What saved him he said, was his military service: “I then had the opportunity to be part of something bigger than myself.”

Adding, “I was born into service, it runs in my blood. I’m always going to serve communities. I’m always going to serve people as much as I can, use this position for good. And I really get genuine healing from helping other people. Ultimately, it challenged me beyond anything else I could imagine.”

When Strahan asked if some of his suffering as a soldier could date back to his childhood and losing his mother, Harry opened up about his experience with Post Traumatic Stress Injury (PTSI).

“It was very much PTSI, more of an injury than a disorder,” he said. “I fully appreciate that for a lot of these guys and girls, not just in the military but across society as a whole, that people are diagnosed with Post Traumatic Stress Disorder. But I’ve tried to reframe it as much as possible to say it’s an injury because you can actually heal from it.”

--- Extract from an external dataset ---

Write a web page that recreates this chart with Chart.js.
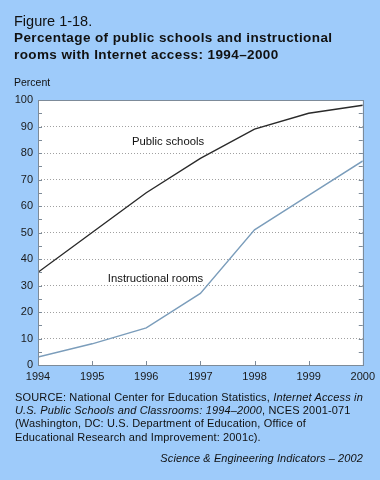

In 2021, Harry partnered also with Winfrey on their mental health docuseries for Apple TV+ The Me You Can’t See, which saw Harry breaking with royal tradition and opening up about the counseling he sought for his mother’s death.

Harry concluded his chat with Strahan by sharing hopes about mending his relationship with the royal family, but that he has reached some acceptance if that’s not possible. “I am exactly where I’m supposed to be,” he said of post-royal life with Markle and their two young children, Archie and Lilibet.

The full ABC News interview with Harry, Prince Harry: In His Own Words | Michael Strahan Reporting, will stream on ABC News Live and Hulu Monday at 8:30 p.m. ET.

Jan. 9, 7:20 a.m. Updated to include the second hour of Harry’s GMA interview.